I think it just makes sense in a lot of cases to remove the barrier to interfacing with the device, that keys etc represent - touching something on screen gives you the most direct connection with the device/virtual on screen button etc., other than a direct brain interface 😊

Alex
phonething.com

The iPhone will change the touch screen scene forever, and will make Nokia devices look like shite.

Bit of a schoolboy error forgetting about the Nokia 7700/7710 - Nokia's breakthrough touchscreen device. After 15 months of continued use, I've no plans to upgrade my 7710 (...although the N95 looks nice...) - I love it. I also seem to remember one of your AAS colleagues championing it in several articles.

The 7710 is essenitally the same platform that the Nokia 770 & N800 Internet Tablets are based on (although the former had Symbian S90 & the latter run Linux). All touchscreen devices - the first one is even a phone.

I think Nokia were well aware of touchscreen possibility long before the wankers at apple thought they'd diversify into telecommunications.

I think the biggest problem in mass marketing touchscreen, is your tyring to pursuede cretins who couldn't write their names in the sand with a stick, let alone use a pen and a piece of paper, to use a "stylus" to "write" on the screen!?!

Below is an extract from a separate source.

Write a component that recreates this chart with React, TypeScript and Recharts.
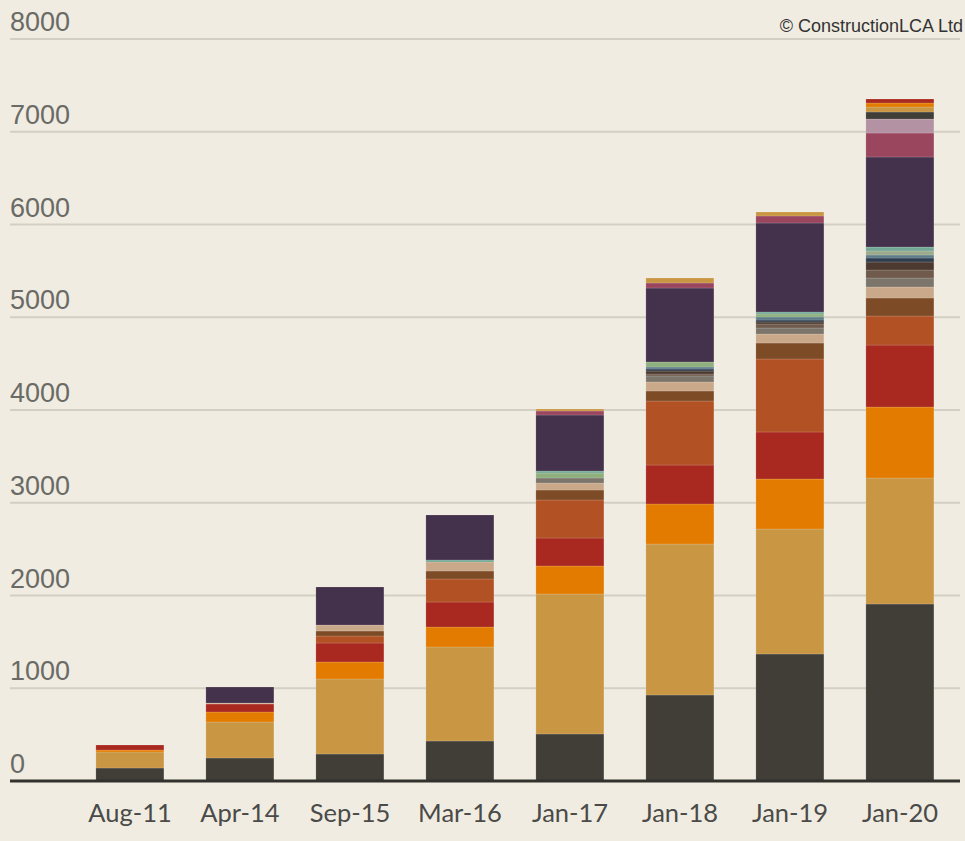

The target market is lead by teenagers who have their phone in one hand and their dick in the other. So what if they don't want to use a pen to write. Maybe they should have concentrated at school.

Touchscreen, when implimented well, is THE most intuative interface ANYONE could use. What can be more natural than "seeing" something and then "pointing" at it. Babies do it in the cot.

Touchscreen is the future - of just about everything. Your phone, your PC, your TV/homehub multimedia device and TeasMade are all going to be touchscreen within the next five years. Get used to it. I have.